DAL IV CAPITOLO “L'ISOLA-CHE-NON-C'È”:
All'Isola-che-non-c'è si arriva solo volando e per volare, dice Peter occorrono “pensieri felici”. Nell'originale Peter dice a Wendy, Gianni e Michele: “Pensate a cose belle e sorprendenti… e sono esse che vi tireranno su”. Le “cose belle e sorprendenti” sembrano indicare nel contesto del racconto non soltanto i momenti e i ricordi felici della vita reale, seppur trasfigurata dalla luce poetica dell'infanzia, ma un'autentica capacità di immaginare l'Oltre: ciò che non è presente nell'esistenza quotidiana, che affascina, ma che può anche presentare dei pericoli.
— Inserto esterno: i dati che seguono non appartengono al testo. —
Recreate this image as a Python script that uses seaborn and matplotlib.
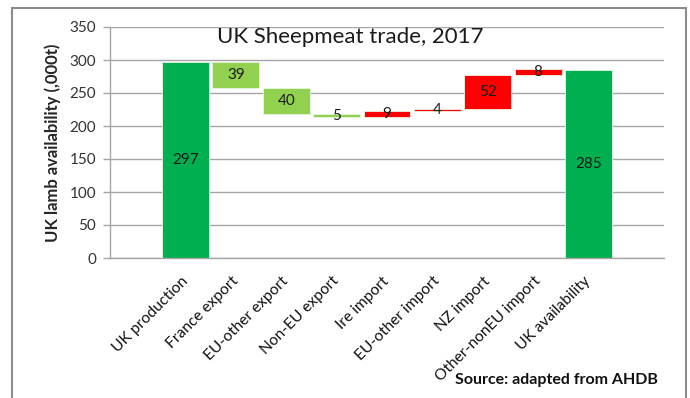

È l'espressione del desiderio di avventura che alberga in ciascuno di noi e che è certamente più forte nell'età giovanile: quello che ci fa sognare scenari esotici e magari anche un po' rischiosi, nei quali possano avvenire incontri e situazioni che mettano alla prova le nostre abilità e che ci rivelino te sori impensati, nei quali poter essere, almeno nell'immaginazione, eroici e pieni di coraggio. […]
L'uomo da sempre produce immagini come stazioni situate tra visibile ed invisibile; esiste un'energia immaginativa che permette di passare dall'immagine come semplice rappresentazione mentale all'immaginazione come Einbildungkraft, ossia capacità di creare il nuovo, trasformando e trasfigurando il mondo esterno; essa è presente in ciascun essere umano ma si esprime pienamente nella creazione artistica e maggiormente in quella che ha a che fare direttamente con la fantasia.